The Woman in Black, centered around a spooky isolated house and the titular apparition who supposedly haunts it, has proven to be one of the UK’s most popular modern day ghost stories; Susan Hill’s 1983 novel has been turned into a stage play, a pair of BBC radio broadcasts, an 1989 television movie and now a feature film starring a post-Harry Potter Daniel Radcliffe.
The new film, directed by James Watkins (Eden Lake), takes the premise of the novel and layers it with the expected jump scares and an (unexpected) Ring/Grudge J-horror-style subplot. It’s not entirely successful, but it gets one thing very right: this is a damn scary ride.
Most of the time, anyway. There’s that foreboding sense of dread as the solicitor Arthur Kipps (Radcliffe), still grieving over his wife’s death four years prior, travels from London to a small east coast town in the early 1900s. He’s there to handle the estate of the recently deceased Alice Drablow, but the townspeople want nothing to do with him, and warn him to leave town immediately.
But he’s not scared – yet; the townsfolk are too vague in their warnings, aren’t they always, provoking curiosity more than terror. Kipps does meet one benevolent local, the wealthy Sam Daily (Ciarán Hinds), whose wife Elizabeth (Janet McTeer) believes their dead son has been communicating with her from the grave.

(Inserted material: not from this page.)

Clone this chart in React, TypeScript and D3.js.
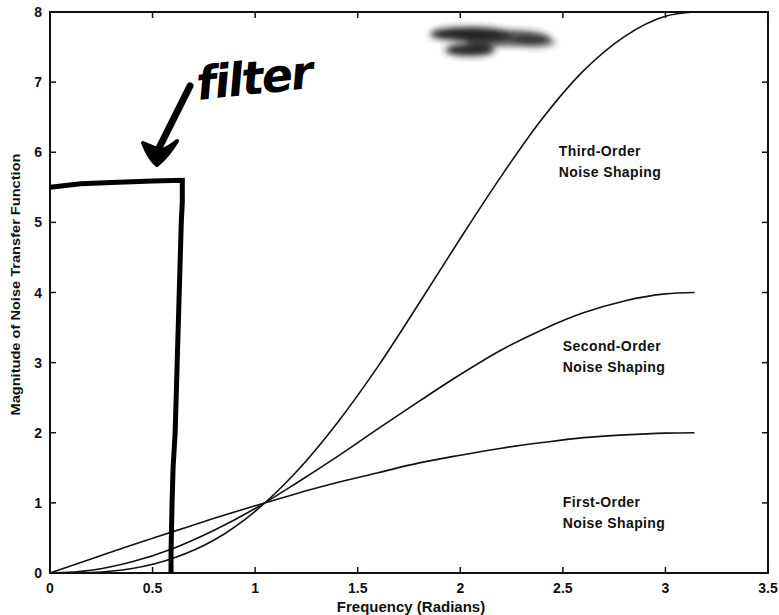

The Drablow manor – Eel Marsh House – is the setting for roughly half of the film, as Arthur, alone, must go through the dead woman’s papers. It’s a wonderful setup: not only is this spooky Victorian manor inhabited by ghosts, but it’s also shrouded in heavy fog and only accessible twice per day, during low tide, otherwise the only road is submerged underwater. Usually we’re yelling for the protagonist to just get out of the house in these films; here, it’s just as terrifying outdoors.
Most chilling is the titular woman in black: standing there in the distance, her features obscured. There’s a wonderfully long, sustained sequence at the old house that features a terrified Arthur running around, coming back to the same place only to find that something has changed. Radcliffe seems too young for the part (he has a four-year-old son), but he brings a kind of innocence to the character that endears him to us.
Towards the end, as plot seems to unnaturally take control of the film (the characters seem to act as if they’d seen other, recent, supernatural horror films), too much is revealed (in terms of both backstory and special effects) and the film loses it’s truly chilling quality: once the unknown becomes known, we lose our fear of it. But a surprisingly effective – and unusual, for PG-13 horror – finale helps make up for it.
Mainstream ghost stories have had a resurgence over the past year, with Insidious, Paranormal Activity 3, and now The Woman in Black providing the kind of chills that The Innocents and The Haunting provided audiences in the 1960s. While the quality of this new crop can’t compare to those classics, they do deliver the scares.